An RBM can be viewed as a single layer architecture for unsupervised feature learning. In particular, the visible variables correspond to input data, and the hidden variables correspond to feature detectors. The weights can be trained by maximizing the probability of visible variables using the contrastive divergence (CD) algorithm by Geoffrey Hinton.[18]

In general, the training of RBM by solving the above maximization problem tends to result in non-sparse representations. The sparse RBM, [19] a modification of the RBM, was proposed to enable sparse representations.
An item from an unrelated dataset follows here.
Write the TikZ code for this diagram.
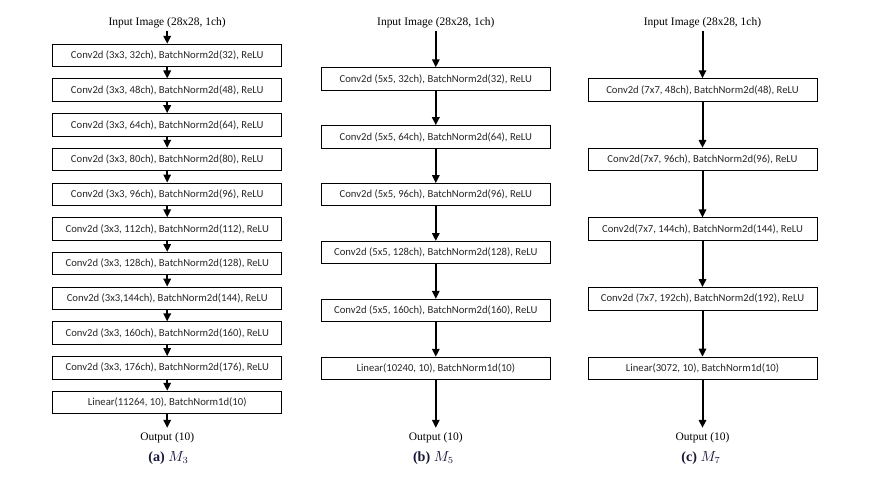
\documentclass[tikz,border=0pt]{standalone}
\usepackage{fontspec}
\setmainfont{Liberation Serif}
\newfontfamily\boxfont{Carlito}
\usetikzlibrary{arrows.meta}
\definecolor{capcol}{RGB}{24,24,56}
\begin{document}
\begin{tikzpicture}[x=0.75pt,y=-0.75pt,
  layer/.style={draw=black, line width=0.75pt, minimum width=171.75pt, minimum height=16.8pt,
    inner sep=0pt, text=black!85, font=\boxfont\fontsize{8}{9.6}\selectfont},
  lbl/.style={font=\fontsize{8.6}{10}\selectfont, inner sep=2pt},
  outlbl/.style={font=\fontsize{8.6}{10}\selectfont, inner sep=3.5pt},
  captxt/.style={font=\fontsize{10.6}{12}\selectfont\bfseries, text=capcol, inner sep=1pt},
  flow/.style={-{Triangle[length=6pt,width=5.5pt]}, line width=1.5pt}]
\path[use as bounding box] (0,0) rectangle (876,478);

% ---------------- (a) M3 ----------------
\node[lbl] (ain) at (167.2,22.7) {Input Image (28x28, 1ch)};
\foreach \t [count=\i] in {
  {Conv2d (3x3, 32ch), BatchNorm2d(32), ReLU},
  {Conv2d (3x3, 48ch), BatchNorm2d(48), ReLU},
  {Conv2d (3x3, 64ch), BatchNorm2d(64), ReLU},
  {Conv2d (3x3, 80ch), BatchNorm2d(80), ReLU},
  {Conv2d (3x3, 96ch), BatchNorm2d(96), ReLU},
  {Conv2d (3x3, 112ch), BatchNorm2d(112), ReLU},
  {Conv2d (3x3, 128ch), BatchNorm2d(128), ReLU},
  {Conv2d (3x3,144ch), BatchNorm2d(144), ReLU},
  {Conv2d (3x3, 160ch), BatchNorm2d(160), ReLU},
  {Conv2d (3x3, 176ch), BatchNorm2d(176), ReLU},
  {Linear(11264, 10), BatchNorm1d(10)}}
  {\node[layer] (a\i) at (167.2,{55.5+34.7*(\i-1)}) {\t};}
\node[outlbl] (aout) at (167.2,438) {Output (10)};
\node[captxt] (acap) at (168.5,458) {(a) $M_3$};
\draw[flow] (ain) -- (a1);
\foreach \i/\j in {1/2,2/3,3/4,4/5,5/6,6/7,7/8,8/9,9/10,10/11}
  {\draw[flow] (a\i) -- (a\j);}
\draw[flow] (a11) -- (aout);

% ---------------- (b) M5 ----------------
\node[lbl] (bin) at (435.8,22.7) {Input Image (28x28, 1ch)};
\foreach \t [count=\i] in {
  {Conv2d (5x5, 32ch), BatchNorm2d(32), ReLU},
  {Conv2d (5x5, 64ch), BatchNorm2d(64), ReLU},
  {Conv2d (5x5, 96ch), BatchNorm2d(96), ReLU},
  {Conv2d (5x5, 128ch), BatchNorm2d(128), ReLU},
  {Conv2d (5x5, 160ch), BatchNorm2d(160), ReLU},
  {Linear(10240, 10), BatchNorm1d(10)}}
  {\node[layer] (b\i) at (435.8,{79+57.9*(\i-1)}) {\t};}
\node[outlbl] (bout) at (435.8,438) {Output (10)};
\node[captxt] (bcap) at (433.5,458) {(b) $M_5$};
\draw[flow] (bin) -- (b1);
\foreach \i/\j in {1/2,2/3,3/4,4/5,5/6}
  {\draw[flow] (b\i) -- (b\j);}
\draw[flow] (b6) -- (bout);

% ---------------- (c) M7 ----------------
\node[lbl] (cin) at (702.5,22.7) {Input Image (28x28, 1ch)};
\foreach \t [count=\i] in {
  {Conv2d (7x7, 48ch), BatchNorm2d(48), ReLU},
  {Conv2d(7x7, 96ch), BatchNorm2d(96), ReLU},
  {Conv2d(7x7, 144ch), BatchNorm2d(144), ReLU},
  {Conv2d (7x7, 192ch), BatchNorm2d(192), ReLU},
  {Linear(3072, 10), BatchNorm1d(10)}}
  {\node[layer] (c\i) at (702.5,{90+69.6*(\i-1)}) {\t};}
\node[outlbl] (cout) at (702.5,438) {Output (10)};
\node[captxt] (ccap) at (701,458) {(c) $M_7$};
\draw[flow] (cin) -- (c1);
\foreach \i/\j in {1/2,2/3,3/4,4/5}
  {\draw[flow] (c\i) -- (c\j);}
\draw[flow] (c5) -- (cout);
\end{tikzpicture}
\end{document}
The idea is to add a regularization term in the objective function of data likelihood, which penalizes the deviation of the expected hidden variables from a small constant p.

Autoencoder

An autoencoder consisting of encoder and decoder is a paradigm for deep learning architectures. An example is provided by Hinton and Salakhutdinov[18] where the encoder uses raw data (e.g., image) as input and produces feature or representation as output, and the decoder uses the extracted feature from the encoder as input and reconstructs the original input raw data as output. The encoder and decoder are constructed by stacking multiple layers of RBMs. The parameters involved in the architecture were originally trained in a greedy layer-by-layer manner: after one layer of feature detectors is learned, they are fed to upper layers as visible variables for training the corresponding RBM. Current approaches typically apply end-to-end training with stochastic gradient descent methods. Training can be repeated until some stopping criteria is satisfied.